Lo Còr de la Plana fait battre le cœur de Marseille

Ce groupe polyphonique fait entendre en provençal la beauté des brassages méditerranéens.

Denis Constant-Martin  • 3 mai 2012 abonné·es

Une Marseille ouverte, chaleureuse, drolatique et rétive, qui risquerait de tomber dans des clichés pagnolesques sans l’enracinement solide du Còr de la Plana dans une réalité sociale : pour Manu Théron et ses amis, la splendeur de Marseille est d’abord celle des voix qui traitent le provençal pour donner aux polyphonies de somptueuses couleurs.

Les musiques naviguent entre des traditions marseillaises et ce qui continue de les enrichir, venu des contrées méditerranéennes proches, ou, plus loin, du Brésil. Le Còr réenchante le passé afin de dire le présent, en musique et en paroles. Après un disque consacré aux chants sacrés (Es lo titre, Nord-Sud, 2003), un autre, aux chants à danser (Tant deman, Buda Musique, 2007), Marcha ! présente un répertoire de chansons plus sociales et contestataires. Il repart des trobaires marseillais du XIXe siècle, comme Miquèu Capoduro, à l’anticléricalisme pisciforme (le capelans désignant un poisson aussi bien que le curé), ou Josèp Saraire, qui montre que les « canailles » (on peut y ­substituer « racailles ») ne sont pas toujours ceux qu’on croit.

Aux textes de ces grands ancêtres, Manu Théron ajoute son humour grinçant pour dénoncer les mafias locales et un lyrisme affligé pour chanter son « pays », où il faut entendre aussi bien Marseille que la France : « Au Pays où l’on veut vivre/Que viennent les étrangers/Et qu’ils soient libres/D’y habiter le cœur léger », commence-t-il, pour conclure : « Ils transportent avec eux les espérances/Et l’élan de l’avenir/Nous ne leur prodiguons que l’injustice/La ruine et l’anéantissement. »

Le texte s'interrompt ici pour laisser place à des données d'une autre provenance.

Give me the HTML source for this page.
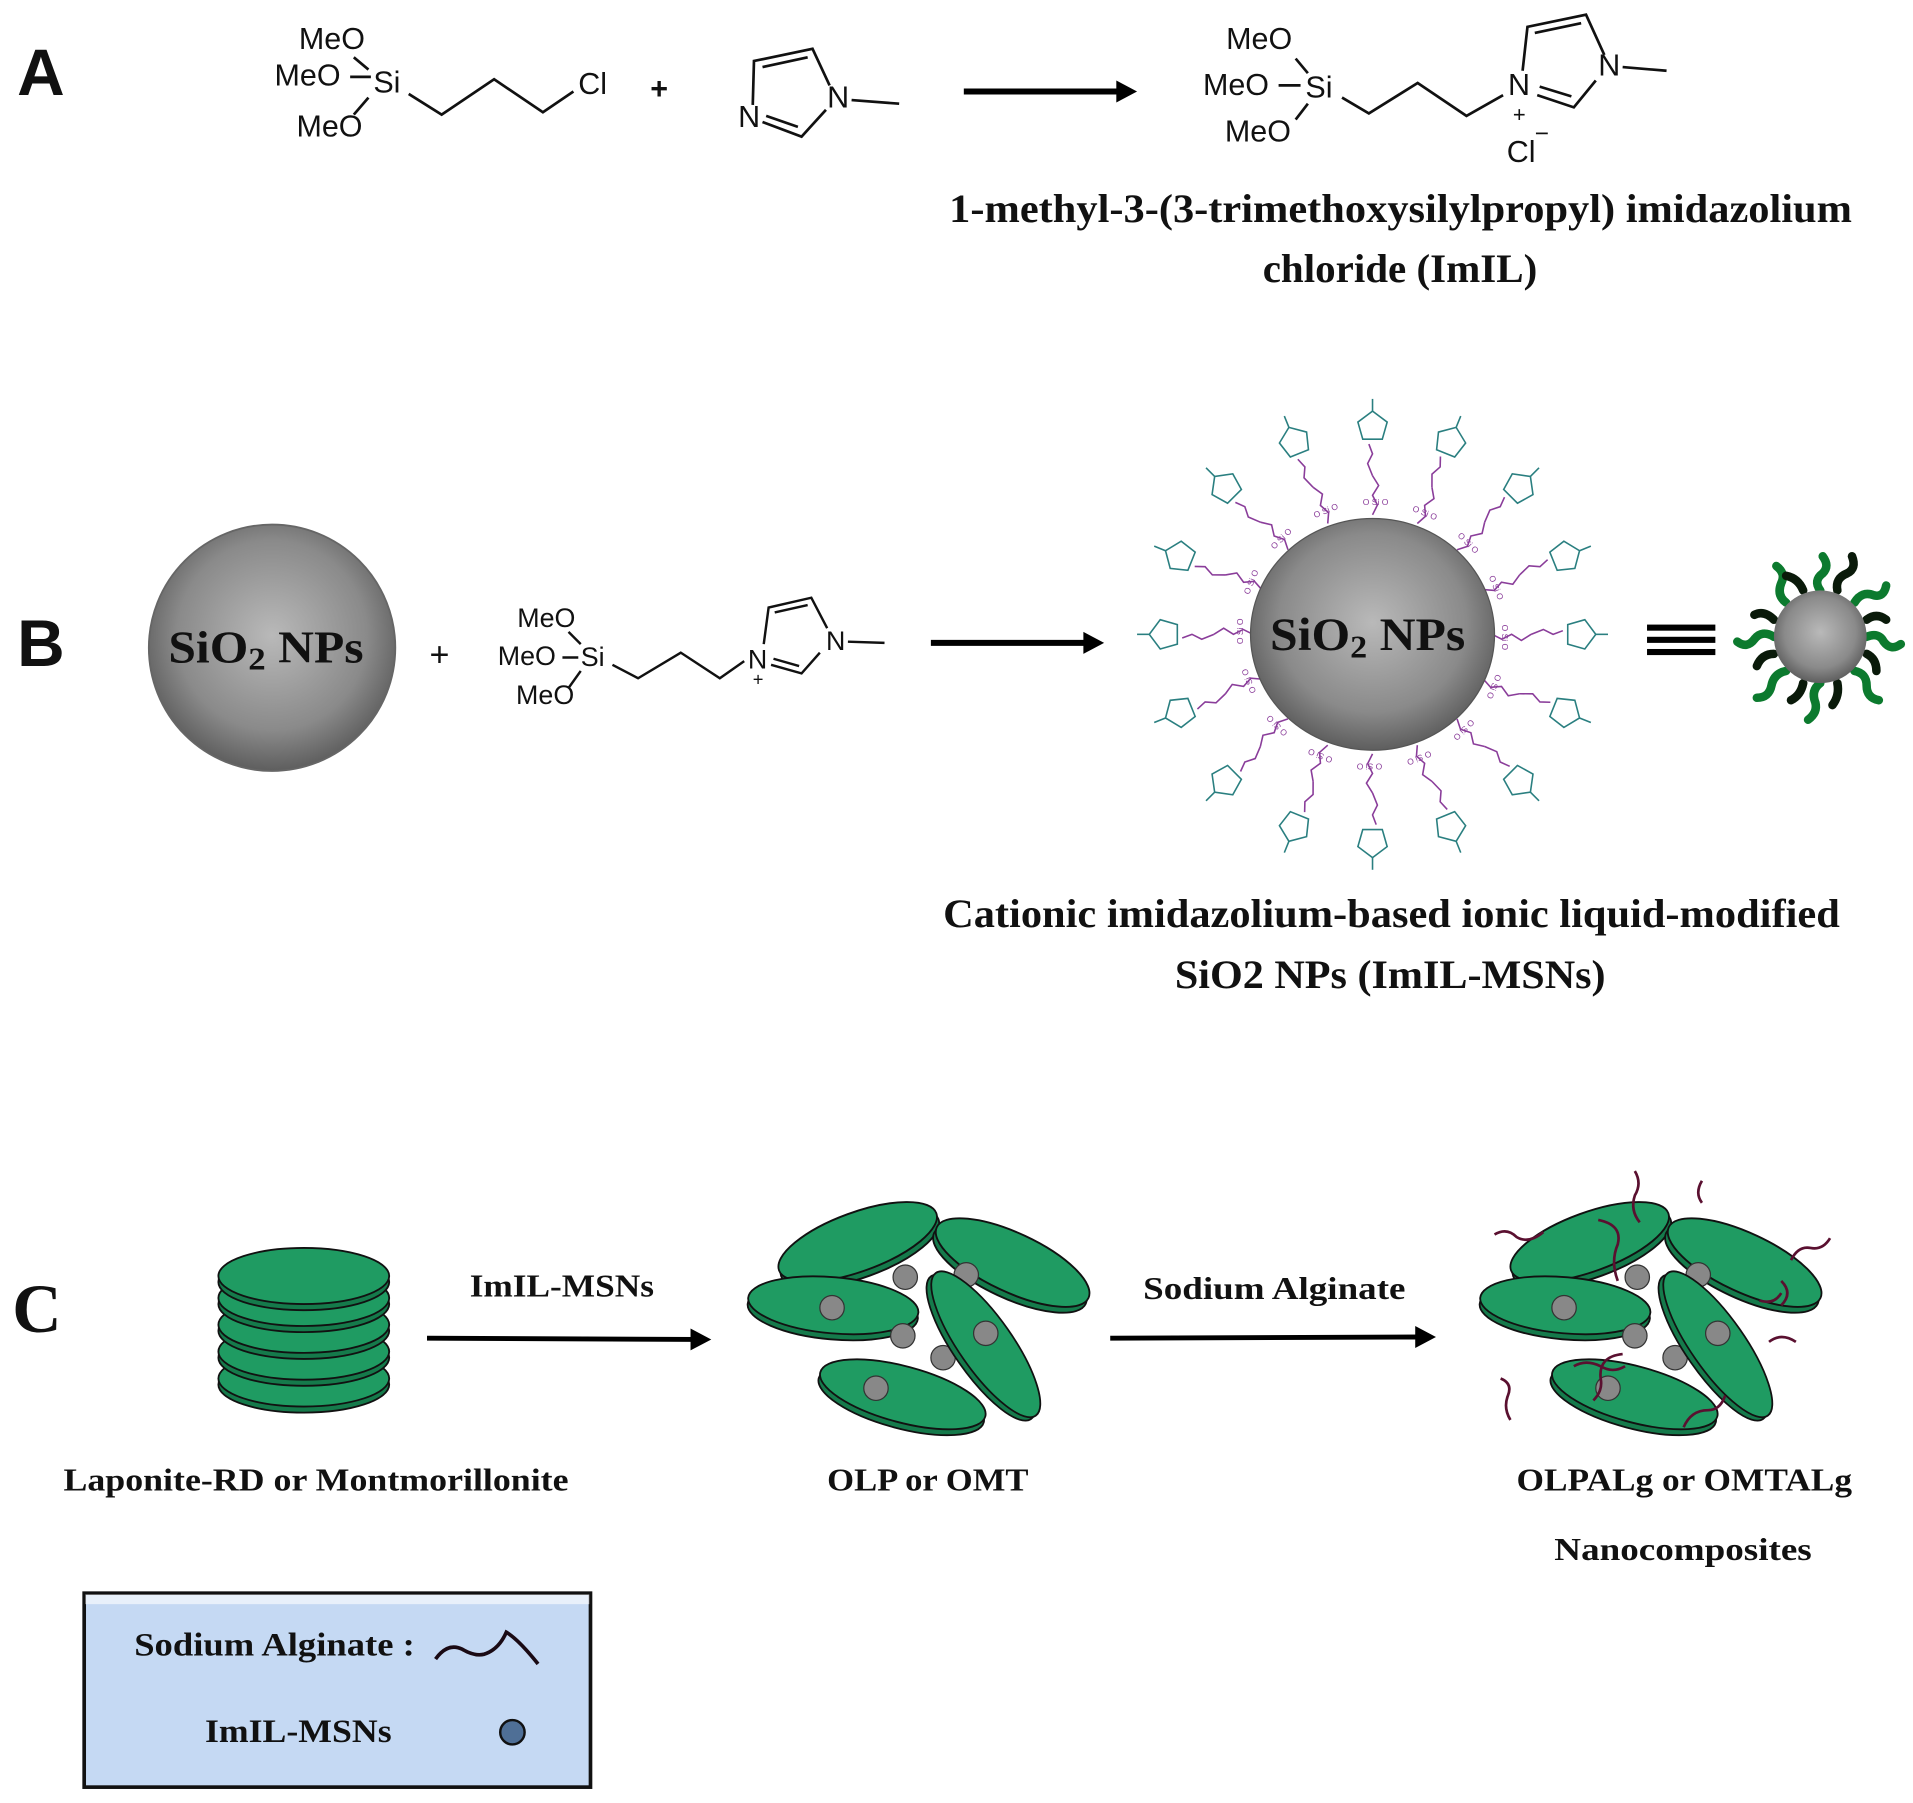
<!DOCTYPE html>
<html><head><meta charset="utf-8"><style>
html,body{margin:0;padding:0;background:#fff;}
svg{display:block}
.s{font-family:"Liberation Sans",sans-serif;fill:#111}
.r{font-family:"Liberation Serif",serif;font-weight:bold;fill:#111}
</style></head><body>
<svg width="1913" height="1803" viewBox="0 0 1568 1478" preserveAspectRatio="none" xmlns="http://www.w3.org/2000/svg">
<defs>
<radialGradient id="sph" cx="50%" cy="45%" r="55%"><stop offset="0" stop-color="#b9b9b9"/><stop offset="0.7" stop-color="#8a8a8a"/><stop offset="1" stop-color="#5e5e5e"/></radialGradient>
<g id="disc"><ellipse cx="0" cy="5" rx="70" ry="23" fill="#157a4b" stroke="#111" stroke-width="1.5"/><ellipse cx="0" cy="0" rx="70" ry="23" fill="#1f9b62" stroke="#111" stroke-width="1.5"/></g>
<g id="arm">
<path d="M0,-98 l4,-8 l-4,-8 l5,-8 l-5,-8" stroke="#8a3d9a" fill="none" stroke-width="1.3"/>
<text x="-8" y="-106" font-size="7" fill="#8a3d9a" font-family="Liberation Sans">O Si O</text>
<path d="M0,-130 l-4,-10 l4,-8 l-3,-8" stroke="#8a3d9a" fill="none" stroke-width="1.3"/>
<path d="M-8,-160 l16,0 l4,-14 l-12,-9 l-12,9z" stroke="#2a7f80" fill="none" stroke-width="1.3"/>
<path d="M0,-183 l0,-10" stroke="#2a7f80" stroke-width="1.3"/>
</g>
</defs>

<!-- A -->
<text x="14" y="78" class="s" font-size="54" font-weight="bold">A</text>
<g class="s" font-size="25">
<text x="245" y="40">MeO</text><text x="225" y="70">MeO</text><text x="306" y="76">Si</text><text x="243" y="112">MeO</text>
<text x="474" y="77">Cl</text>
<text x="533" y="81" font-weight="bold">+</text>
<text x="605" y="104">N</text><text x="678" y="88">N</text>
</g>
<g stroke="#111" stroke-width="2.2" fill="none">
<path d="M287,63 L304,63"/><path d="M290,47 L302,57"/><path d="M290,94 L302,80"/>
<path d="M335,77 L362,94 L405,65 L445,92 L470,75"/>
<path d="M617,86 L618,50 L666,40 L680,70"/><path d="M625,55 L662,47"/>
<path d="M625,100 L657,112 L677,90"/><path d="M628,95 L654,104"/>
<path d="M698,82 L737,85"/>
</g>
<line x1="790" y1="75" x2="922" y2="75" stroke="#000" stroke-width="5"/>
<path d="M915,66 L932,75 L915,84z" fill="#000"/>
<g class="s" font-size="25">
<text x="1005" y="40">MeO</text><text x="986" y="78">MeO</text><text x="1070" y="80">Si</text><text x="1004" y="116">MeO</text>
<text x="1236" y="78">N</text><text x="1240" y="100" font-size="18">+</text><text x="1310" y="62">N</text>
<text x="1235" y="133">Cl</text><text x="1258" y="116" font-size="20">−</text>
</g>
<g stroke="#111" stroke-width="2.2" fill="none">
<path d="M1048,70 L1066,70"/><path d="M1062,48 L1072,60"/><path d="M1062,98 L1072,85"/>
<path d="M1100,80 L1122,93 L1162,68 L1202,95 L1232,78"/>
<path d="M1248,58 L1252,22 L1300,12 L1315,45"/><path d="M1258,27 L1296,19"/>
<path d="M1260,78 L1290,88 L1308,66"/><path d="M1262,71 L1288,79"/>
<path d="M1330,55 L1366,58"/>
</g>
<text x="778" y="182" class="r" font-size="33" textLength="740" lengthAdjust="spacingAndGlyphs">1-methyl-3-(3-trimethoxysilylpropyl) imidazolium</text>
<text x="1035" y="231" class="r" font-size="33" textLength="225" lengthAdjust="spacingAndGlyphs">chloride (ImIL)</text>

<!-- B -->
<text x="14" y="546" class="s" font-size="54" font-weight="bold">B</text>
<circle cx="223" cy="531" r="101" fill="url(#sph)" stroke="#666" stroke-width="1.5"/>
<text x="138" y="543" class="r" font-size="37" font-weight="normal" textLength="160" lengthAdjust="spacingAndGlyphs">SiO<tspan font-size="26" dy="6">2</tspan><tspan dy="-6"> NPs</tspan></text>
<text x="352" y="546" class="s" font-size="28">+</text>
<g class="s" font-size="22">
<text x="424" y="514">MeO</text><text x="408" y="545">MeO</text><text x="476" y="546">Si</text><text x="423" y="577">MeO</text>
<text x="613" y="548">N</text><text x="617" y="562" font-size="15">+</text><text x="677" y="533">N</text>
</g>
<g stroke="#111" stroke-width="2" fill="none">
<path d="M461,539 L474,539"/><path d="M466,518 L476,528"/><path d="M466,564 L476,550"/>
<path d="M502,545 L523,556 L558,535 L590,556 L610,542"/>
<path d="M626,528 L630,498 L665,490 L678,515"/><path d="M635,502 L662,496"/>
<path d="M632,545 L657,552 L672,535"/><path d="M634,540 L655,546"/>
<path d="M695,526 L725,527"/>
</g>
<line x1="763" y1="527" x2="895" y2="527" stroke="#000" stroke-width="5"/>
<path d="M888,518 L905,527 L888,536z" fill="#000"/>
<!-- decorated sphere -->
<g transform="translate(1125,520)">
<g><use href="#arm" transform="rotate(0)"/><use href="#arm" transform="rotate(22)"/><use href="#arm" transform="rotate(45)"/><use href="#arm" transform="rotate(68)"/><use href="#arm" transform="rotate(90)"/><use href="#arm" transform="rotate(112)"/><use href="#arm" transform="rotate(135)"/><use href="#arm" transform="rotate(158)"/><use href="#arm" transform="rotate(180)"/><use href="#arm" transform="rotate(202)"/><use href="#arm" transform="rotate(225)"/><use href="#arm" transform="rotate(248)"/><use href="#arm" transform="rotate(270)"/><use href="#arm" transform="rotate(292)"/><use href="#arm" transform="rotate(315)"/><use href="#arm" transform="rotate(338)"/></g>
<ellipse cx="0" cy="0" rx="100" ry="95" fill="url(#sph)" stroke="#555" stroke-width="1"/>
<text x="-84" y="13" class="r" font-size="38" font-weight="normal" fill="#222" textLength="160" lengthAdjust="spacingAndGlyphs">SiO<tspan font-size="26" dy="6">2</tspan><tspan dy="-6"> NPs</tspan></text>
</g>
<rect x="1350" y="512" width="56" height="5" fill="#000"/><rect x="1350" y="522" width="56" height="5" fill="#000"/><rect x="1350" y="532" width="56" height="5" fill="#000"/>
<g transform="translate(1492,522)" fill="none" stroke-width="7" stroke-linecap="round">
<g stroke="#0c7a2e"><path d="M0,-38 q-6,-8 2,-14 q6,-6 0,-14"/><path d="M28,-28 q6,-10 16,-6 q8,2 10,-8"/><path d="M38,0 q10,-4 14,4 q6,8 14,2"/><path d="M28,28 q10,2 10,12 q0,10 10,12"/><path d="M0,38 q-8,6 -4,16 q2,8 -6,14"/><path d="M-28,28 q-10,2 -12,12 q-2,10 -12,10"/><path d="M-38,0 q-10,-6 -16,2 q-6,8 -14,2"/><path d="M-28,-28 q-8,-6 -4,-16 q4,-8 -4,-14"/></g>
<g stroke="#0a1a0a"><path d="M14,-38 q-2,-10 8,-14 q8,-4 4,-14"/><path d="M38,-14 q8,-6 16,0"/><path d="M38,14 q8,4 8,14"/><path d="M14,38 q2,10 -4,18"/><path d="M-14,38 q-2,10 -10,14"/><path d="M-38,14 q-10,0 -14,10"/><path d="M-38,-14 q-8,-8 -16,-4"/><path d="M-14,-38 q-4,-10 -14,-12"/></g>
<circle r="38" fill="url(#sph)" stroke="none"/>
</g>
<text x="773" y="760" class="r" font-size="33" textLength="735" lengthAdjust="spacingAndGlyphs">Cationic imidazolium-based ionic liquid-modified</text>
<text x="963" y="810" class="r" font-size="33" textLength="353" lengthAdjust="spacingAndGlyphs">SiO2 NPs (ImIL-MSNs)</text>

<!-- C -->
<text x="10" y="1092" class="r" font-size="56" font-weight="normal">C</text>
<use href="#disc" transform="translate(249,1130)"/>
<use href="#disc" transform="translate(249,1108)"/>
<use href="#disc" transform="translate(249,1086)"/>
<use href="#disc" transform="translate(249,1064)"/>
<use href="#disc" transform="translate(249,1046)"/>
<text x="385" y="1063" class="r" font-size="26" textLength="151" lengthAdjust="spacingAndGlyphs">ImIL-MSNs</text>
<line x1="350" y1="1097" x2="570" y2="1098" stroke="#000" stroke-width="4"/>
<path d="M566,1089 L583,1098 L566,1107z" fill="#000"/>
<g id="cl">
<use href="#disc" transform="translate(703,1018) rotate(-20) scale(0.98,1.05)"/>
<use href="#disc" transform="translate(830,1035) rotate(25) scale(0.98,1.05)"/>
<circle cx="742" cy="1047" r="10" fill="#888" stroke="#333"/><circle cx="792" cy="1045" r="10" fill="#888" stroke="#333"/>
<use href="#disc" transform="translate(683,1070) rotate(5)"/>
<circle cx="740" cy="1095" r="10" fill="#888" stroke="#333"/><circle cx="773" cy="1113" r="10" fill="#888" stroke="#333"/>
<use href="#disc" transform="translate(808,1102) rotate(55) scale(1.02,0.95)"/>
<use href="#disc" transform="translate(740,1143) rotate(15)"/>
<circle cx="682" cy="1072" r="10" fill="#888" stroke="#333"/><circle cx="808" cy="1093" r="10" fill="#888" stroke="#333"/><circle cx="718" cy="1138" r="10" fill="#888" stroke="#333"/>
</g>
<text x="937" y="1065" class="r" font-size="26" textLength="215" lengthAdjust="spacingAndGlyphs">Sodium Alginate</text>
<line x1="910" y1="1097" x2="1165" y2="1096" stroke="#000" stroke-width="4"/>
<path d="M1160,1087 L1177,1096 L1160,1105z" fill="#000"/>
<use href="#cl" transform="translate(600,0)"/>
<g stroke="#5a1030" stroke-width="2.2" fill="none">
<path d="M1340,960 q6,10 0,20 q-4,12 4,22"/><path d="M1225,1012 q10,-6 18,2 q10,6 22,-4"/><path d="M1395,968 q-6,10 0,18"/>
<path d="M1500,1015 q-6,10 -16,8 q-10,-2 -16,10"/><path d="M1460,1050 q10,10 0,20"/>
<path d="M1310,1000 q20,4 16,20 q-6,14 0,30"/><path d="M1330,1110 q-20,2 -18,20 q2,10 -6,18"/>
<path d="M1230,1130 q10,4 6,14 q-4,10 2,20"/><path d="M1450,1100 q10,-8 22,0"/>
<path d="M1380,1170 q6,-14 20,-14 q10,0 14,-12"/><path d="M1460,1060 q-6,10 -18,6"/>
<path d="M1290,1120 q10,-6 22,0 q10,6 20,0"/>
</g>
<text x="52" y="1222" class="r" font-size="26" textLength="414" lengthAdjust="spacingAndGlyphs">Laponite-RD or Montmorillonite</text>
<text x="678" y="1222" class="r" font-size="26" textLength="165" lengthAdjust="spacingAndGlyphs">OLP or OMT</text>
<text x="1243" y="1222" class="r" font-size="26" textLength="275" lengthAdjust="spacingAndGlyphs">OLPALg or OMTALg</text>
<text x="1274" y="1279" class="r" font-size="26" textLength="211" lengthAdjust="spacingAndGlyphs">Nanocomposites</text>

<rect x="69" y="1306" width="415" height="159" fill="#c5d9f3" stroke="#111" stroke-width="3"/>
<rect x="70" y="1307" width="413" height="8" fill="#fff" opacity="0.6"/>
<text x="110" y="1357" class="r" font-size="27" textLength="230" lengthAdjust="spacingAndGlyphs">Sodium Alginate :</text>
<path d="M357,1360 q10,-14 22,-8 q10,6 18,4 q12,-4 18,-18 q10,6 26,26" stroke="#1a0a14" stroke-width="3" fill="none"/>
<text x="168" y="1428" class="r" font-size="27" textLength="153" lengthAdjust="spacingAndGlyphs">ImIL-MSNs</text>
<circle cx="420" cy="1420" r="10" fill="#4f6f96" stroke="#111" stroke-width="2"/>
</svg>
</body></html>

Mais la joie de vivre, telle qu’elle s’épanche dans les quartiers dont la liste fait déjà poésie, reprend le dessus, liée à la liberté qu’invoque J. Clozel, un poète dont on ne sait plus rien, sinon que, vers 1892, il protesta contre la révocation de l’instituteur socialiste Pèire Bertas en proclamant dans « Libertat » : « Tu es l’amante des morts de faim/De ceux qui n’ont pas de chemise/Les sans-pain les sans-lit/Les gueux qui vont sans souliers/Ont tes caresses. »
Lo Còr de la Plana associe beauté musicale, ancrage local et universalisme social. On pourra l’entendre à partir de la fin mai, et s’y préparer en écoutant ce magnifique CD.